B.C. Liberal Leader Christy Clark is adopting a harder line with the rest of the country on resource development, saying her province doesn't need to carry Alberta oil to market to be an economic force in Confederation.

The governing Liberals are heading into the final week of an election campaign still trailing the opposition New Democratic Party.

A centrepiece of the Liberal campaign has been support for creating a new liquefied natural gas industry, which Ms. Clark touts as a clean alternative to Alberta oil that, once established, could retire the province's debt.

On Sunday, Ms. Clark was pessimistic about the future of either of two current oil pipeline proposals that would move Alberta's oil to the coast for export.

"The pipelines that are of most interest to British Columbians are liquefied natural gas," Ms. Clark said Sunday in meeting with The Globe and Mail's editorial board.

"That's something we can do and we don't need the federal government and we don't need Alberta," Ms. Clark said.

"We can do this ourselves and make this contribution to our country and our province without their help."

While her predecessor Gordon Campbell spent his 12 years as premier establishing a non-combative working relationship with Ottawa, Ms. Clark has taken a more aggressive approach to national politics.

"When the people of British Columbia need someone who is going to stand up at the table for them nationally, I'm going to do it," she said.

She said there is a natural inclination to "go along to get along" when sitting down with the other premiers. "When I talked about the five conditions when we met in Halifax, I was not very popular with my colleagues," she said, referring to a premiers' meeting last July. "Tough luck. I'm not sitting around the premiers' table to be popular with my colleagues."

Ms.

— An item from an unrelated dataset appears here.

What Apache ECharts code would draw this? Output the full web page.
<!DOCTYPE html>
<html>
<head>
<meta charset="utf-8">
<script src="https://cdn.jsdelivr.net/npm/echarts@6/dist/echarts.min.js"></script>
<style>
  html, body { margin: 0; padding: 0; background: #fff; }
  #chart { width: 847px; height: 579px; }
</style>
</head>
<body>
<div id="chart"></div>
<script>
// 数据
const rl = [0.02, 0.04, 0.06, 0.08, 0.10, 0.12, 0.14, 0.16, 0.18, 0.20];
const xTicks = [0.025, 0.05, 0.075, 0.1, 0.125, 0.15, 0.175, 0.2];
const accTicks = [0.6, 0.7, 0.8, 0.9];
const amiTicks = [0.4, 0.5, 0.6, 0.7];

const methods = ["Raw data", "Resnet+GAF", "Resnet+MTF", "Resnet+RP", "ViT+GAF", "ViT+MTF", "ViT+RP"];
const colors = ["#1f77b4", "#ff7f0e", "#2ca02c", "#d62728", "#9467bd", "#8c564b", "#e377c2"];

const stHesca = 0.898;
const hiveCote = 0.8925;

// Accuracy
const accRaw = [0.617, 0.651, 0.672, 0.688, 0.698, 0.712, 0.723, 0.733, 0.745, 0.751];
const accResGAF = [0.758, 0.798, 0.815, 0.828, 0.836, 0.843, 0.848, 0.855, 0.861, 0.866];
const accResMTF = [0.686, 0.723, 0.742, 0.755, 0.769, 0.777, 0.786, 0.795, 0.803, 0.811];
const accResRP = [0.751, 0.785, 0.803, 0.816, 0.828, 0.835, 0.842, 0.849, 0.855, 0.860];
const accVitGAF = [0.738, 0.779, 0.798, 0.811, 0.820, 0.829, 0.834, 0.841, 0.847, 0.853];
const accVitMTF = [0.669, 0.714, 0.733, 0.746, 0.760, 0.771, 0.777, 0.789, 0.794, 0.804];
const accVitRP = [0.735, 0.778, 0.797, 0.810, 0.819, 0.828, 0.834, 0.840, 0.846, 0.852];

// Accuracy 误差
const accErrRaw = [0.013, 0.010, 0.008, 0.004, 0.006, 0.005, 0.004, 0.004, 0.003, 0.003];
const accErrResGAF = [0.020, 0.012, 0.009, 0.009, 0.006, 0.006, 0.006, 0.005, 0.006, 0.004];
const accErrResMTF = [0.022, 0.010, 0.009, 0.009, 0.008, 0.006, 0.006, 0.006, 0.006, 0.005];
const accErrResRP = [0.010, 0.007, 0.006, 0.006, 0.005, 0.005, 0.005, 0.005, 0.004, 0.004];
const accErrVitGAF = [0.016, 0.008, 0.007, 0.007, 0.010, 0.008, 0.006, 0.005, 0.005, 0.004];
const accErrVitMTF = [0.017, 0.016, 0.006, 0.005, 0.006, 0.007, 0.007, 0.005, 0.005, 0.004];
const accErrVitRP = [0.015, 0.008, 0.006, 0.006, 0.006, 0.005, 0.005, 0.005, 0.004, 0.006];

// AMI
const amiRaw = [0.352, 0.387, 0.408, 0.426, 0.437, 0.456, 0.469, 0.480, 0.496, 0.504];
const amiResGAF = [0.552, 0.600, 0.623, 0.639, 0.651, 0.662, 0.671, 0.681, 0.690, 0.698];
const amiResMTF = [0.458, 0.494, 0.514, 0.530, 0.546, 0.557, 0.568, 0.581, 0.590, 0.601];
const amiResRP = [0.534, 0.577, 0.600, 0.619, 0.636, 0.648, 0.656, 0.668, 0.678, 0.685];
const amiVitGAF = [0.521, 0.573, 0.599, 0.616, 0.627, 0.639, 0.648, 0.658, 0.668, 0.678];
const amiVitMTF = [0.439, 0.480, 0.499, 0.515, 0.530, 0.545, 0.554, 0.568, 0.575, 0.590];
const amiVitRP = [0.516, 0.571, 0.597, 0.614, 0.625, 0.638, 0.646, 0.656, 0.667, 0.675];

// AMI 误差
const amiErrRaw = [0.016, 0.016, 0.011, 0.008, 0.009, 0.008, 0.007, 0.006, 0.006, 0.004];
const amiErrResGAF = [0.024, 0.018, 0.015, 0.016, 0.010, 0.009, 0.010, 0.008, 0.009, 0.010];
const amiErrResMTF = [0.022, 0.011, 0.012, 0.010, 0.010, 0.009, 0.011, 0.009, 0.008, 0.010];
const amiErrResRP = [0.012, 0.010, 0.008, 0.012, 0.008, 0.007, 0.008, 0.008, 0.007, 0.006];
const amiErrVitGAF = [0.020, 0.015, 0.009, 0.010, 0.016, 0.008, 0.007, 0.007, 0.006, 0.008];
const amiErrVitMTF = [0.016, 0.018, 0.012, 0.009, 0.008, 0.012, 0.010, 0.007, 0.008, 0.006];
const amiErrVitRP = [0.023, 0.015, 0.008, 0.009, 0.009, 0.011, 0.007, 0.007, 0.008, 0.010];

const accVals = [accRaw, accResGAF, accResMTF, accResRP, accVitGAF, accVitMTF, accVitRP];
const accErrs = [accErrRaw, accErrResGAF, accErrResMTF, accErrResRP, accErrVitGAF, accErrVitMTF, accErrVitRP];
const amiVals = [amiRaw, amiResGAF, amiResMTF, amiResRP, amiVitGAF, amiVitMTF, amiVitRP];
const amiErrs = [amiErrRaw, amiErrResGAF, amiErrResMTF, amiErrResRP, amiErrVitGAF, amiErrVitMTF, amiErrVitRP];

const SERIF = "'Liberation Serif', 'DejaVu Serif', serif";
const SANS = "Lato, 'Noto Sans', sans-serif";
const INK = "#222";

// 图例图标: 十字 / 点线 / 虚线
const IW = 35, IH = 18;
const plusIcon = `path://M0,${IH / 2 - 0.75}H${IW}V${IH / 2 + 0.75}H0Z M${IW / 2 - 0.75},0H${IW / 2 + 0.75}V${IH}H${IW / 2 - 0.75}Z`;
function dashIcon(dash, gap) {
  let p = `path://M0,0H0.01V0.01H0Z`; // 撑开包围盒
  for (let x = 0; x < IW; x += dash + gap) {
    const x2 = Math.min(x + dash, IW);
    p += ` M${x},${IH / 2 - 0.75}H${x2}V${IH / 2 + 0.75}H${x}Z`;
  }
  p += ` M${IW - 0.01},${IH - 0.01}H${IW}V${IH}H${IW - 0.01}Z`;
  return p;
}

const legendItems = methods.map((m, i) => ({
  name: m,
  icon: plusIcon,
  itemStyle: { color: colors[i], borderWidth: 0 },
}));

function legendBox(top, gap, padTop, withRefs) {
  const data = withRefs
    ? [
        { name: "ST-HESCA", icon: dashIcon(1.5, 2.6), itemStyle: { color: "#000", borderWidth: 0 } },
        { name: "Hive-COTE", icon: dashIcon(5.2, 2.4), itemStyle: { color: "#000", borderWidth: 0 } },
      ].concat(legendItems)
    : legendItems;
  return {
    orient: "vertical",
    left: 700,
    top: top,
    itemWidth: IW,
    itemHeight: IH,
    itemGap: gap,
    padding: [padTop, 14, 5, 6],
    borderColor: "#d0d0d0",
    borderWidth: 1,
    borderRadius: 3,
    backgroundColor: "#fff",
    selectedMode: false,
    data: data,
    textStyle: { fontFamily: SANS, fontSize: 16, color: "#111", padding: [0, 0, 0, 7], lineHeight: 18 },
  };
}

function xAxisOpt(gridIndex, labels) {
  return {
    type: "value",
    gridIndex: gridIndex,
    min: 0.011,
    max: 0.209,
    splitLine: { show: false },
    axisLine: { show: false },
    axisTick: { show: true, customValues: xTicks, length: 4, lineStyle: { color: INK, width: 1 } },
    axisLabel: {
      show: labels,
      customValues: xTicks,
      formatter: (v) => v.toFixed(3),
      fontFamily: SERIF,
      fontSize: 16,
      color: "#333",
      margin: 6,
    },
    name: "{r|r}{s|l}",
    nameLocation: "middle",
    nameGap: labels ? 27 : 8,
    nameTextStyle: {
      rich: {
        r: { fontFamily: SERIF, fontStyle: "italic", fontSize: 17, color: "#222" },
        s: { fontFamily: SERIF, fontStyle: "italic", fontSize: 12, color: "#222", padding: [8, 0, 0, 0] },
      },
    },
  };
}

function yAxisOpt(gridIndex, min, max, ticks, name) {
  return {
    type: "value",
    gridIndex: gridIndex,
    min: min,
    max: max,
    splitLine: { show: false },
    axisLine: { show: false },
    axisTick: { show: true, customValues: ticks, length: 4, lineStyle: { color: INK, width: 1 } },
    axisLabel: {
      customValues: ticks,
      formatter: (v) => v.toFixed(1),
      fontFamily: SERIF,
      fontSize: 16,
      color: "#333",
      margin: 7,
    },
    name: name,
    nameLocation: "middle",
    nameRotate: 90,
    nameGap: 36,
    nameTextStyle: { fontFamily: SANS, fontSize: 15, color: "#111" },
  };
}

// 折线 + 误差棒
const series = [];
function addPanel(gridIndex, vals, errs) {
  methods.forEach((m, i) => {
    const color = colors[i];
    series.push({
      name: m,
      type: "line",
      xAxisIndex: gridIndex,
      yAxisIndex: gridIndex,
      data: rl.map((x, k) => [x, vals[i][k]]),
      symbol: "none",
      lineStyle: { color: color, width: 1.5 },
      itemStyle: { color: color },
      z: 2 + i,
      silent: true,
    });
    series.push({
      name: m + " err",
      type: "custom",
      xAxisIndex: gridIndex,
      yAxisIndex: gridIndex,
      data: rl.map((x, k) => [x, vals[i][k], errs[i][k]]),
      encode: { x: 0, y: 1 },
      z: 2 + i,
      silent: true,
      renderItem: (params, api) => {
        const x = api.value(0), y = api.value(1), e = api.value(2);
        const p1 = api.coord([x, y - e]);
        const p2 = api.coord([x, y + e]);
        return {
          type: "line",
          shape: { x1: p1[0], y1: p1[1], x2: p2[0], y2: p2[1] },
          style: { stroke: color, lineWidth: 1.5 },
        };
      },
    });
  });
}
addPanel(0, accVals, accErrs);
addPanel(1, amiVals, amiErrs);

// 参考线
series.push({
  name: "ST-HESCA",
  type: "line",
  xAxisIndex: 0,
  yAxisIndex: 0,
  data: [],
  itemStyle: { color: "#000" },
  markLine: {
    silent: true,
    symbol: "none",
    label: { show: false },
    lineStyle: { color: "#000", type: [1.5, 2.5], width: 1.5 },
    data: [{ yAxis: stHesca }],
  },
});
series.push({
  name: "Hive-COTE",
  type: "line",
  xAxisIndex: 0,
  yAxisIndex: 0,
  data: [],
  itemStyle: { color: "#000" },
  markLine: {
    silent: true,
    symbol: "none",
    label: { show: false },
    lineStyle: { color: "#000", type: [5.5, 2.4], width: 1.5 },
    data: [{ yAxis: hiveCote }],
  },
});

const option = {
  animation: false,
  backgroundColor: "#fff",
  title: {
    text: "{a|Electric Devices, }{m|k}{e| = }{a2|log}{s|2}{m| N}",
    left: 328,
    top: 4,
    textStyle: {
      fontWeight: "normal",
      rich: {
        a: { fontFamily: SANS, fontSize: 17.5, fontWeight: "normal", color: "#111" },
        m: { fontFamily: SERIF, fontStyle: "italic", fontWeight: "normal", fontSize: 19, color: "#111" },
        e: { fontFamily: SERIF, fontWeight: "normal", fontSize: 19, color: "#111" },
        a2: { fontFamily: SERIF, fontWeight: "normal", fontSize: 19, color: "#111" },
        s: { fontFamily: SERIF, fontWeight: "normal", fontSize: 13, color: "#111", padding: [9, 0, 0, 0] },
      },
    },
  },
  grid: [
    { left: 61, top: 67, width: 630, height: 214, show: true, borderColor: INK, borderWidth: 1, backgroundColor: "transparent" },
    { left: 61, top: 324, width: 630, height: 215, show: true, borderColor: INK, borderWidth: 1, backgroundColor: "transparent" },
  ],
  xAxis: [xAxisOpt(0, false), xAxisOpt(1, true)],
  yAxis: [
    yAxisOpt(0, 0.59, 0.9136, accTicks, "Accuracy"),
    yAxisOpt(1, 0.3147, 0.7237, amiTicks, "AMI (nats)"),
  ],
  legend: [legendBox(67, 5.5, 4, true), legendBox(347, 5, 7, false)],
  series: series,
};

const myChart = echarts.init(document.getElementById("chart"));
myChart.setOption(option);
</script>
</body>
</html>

Clark said the rest of the country needs B.C. to succeed on its own terms, noting that the western provinces collectively are a growing economic force contributing to Confederation at a time when Central Canada most needs it.

"They need us more now than they ever have … because we are not in a period of economic expansion and they cannot do it without us."

Ms. Clark's government gave up its authority to conduct joint environmental reviews on the pipelines – both Enbridge and Kinder Morgan have proposals on the table – but last summer, the B.C. Premier laid out five conditions for her government's support.

Not one of those conditions – which include resource sharing, environmental protection and First Nations consultations – has been met, she said. The ball is not in B.C.'s court, she added, saying it is up to the companies, Ottawa and Alberta to satisfy B.C.'s demands.

While the Harper government has expressed an interest in seeing Alberta's oil reach new Asian markets, Ms. Clark suggested that her province's natural-gas reserves are equally as important to the country.

"The rest of the country hasn't necessarily woken up to the economic impact that is going to have," she said. "The Alberta oil proposals are facing much bigger obstacles than natural gas is."

Ms. Clark has attacked her NDP rivals, saying their policies would "kill" the natural-gas sector that is vital to the production of LNG.

The Liberal campaign is promising a "debt-free B.C." based on the prospect of an LNG industry, although revenues are not projected to flow into a promised "prosperity fund" for at least four years.

Ms. Clark began the 28-day election campaign with a significant gap to close between her and NDP Leader Adrian Dix. As the campaign heads into the final week, the polls show the gap has narrowed.

The Liberal Leader's tour returns this week to northern B.C., again using the natural-gas sector as a backdrop. Ms. Clark says she will continue the same message that her "big ideas" for prosperity will be put at risk if the province returns to NDP rule.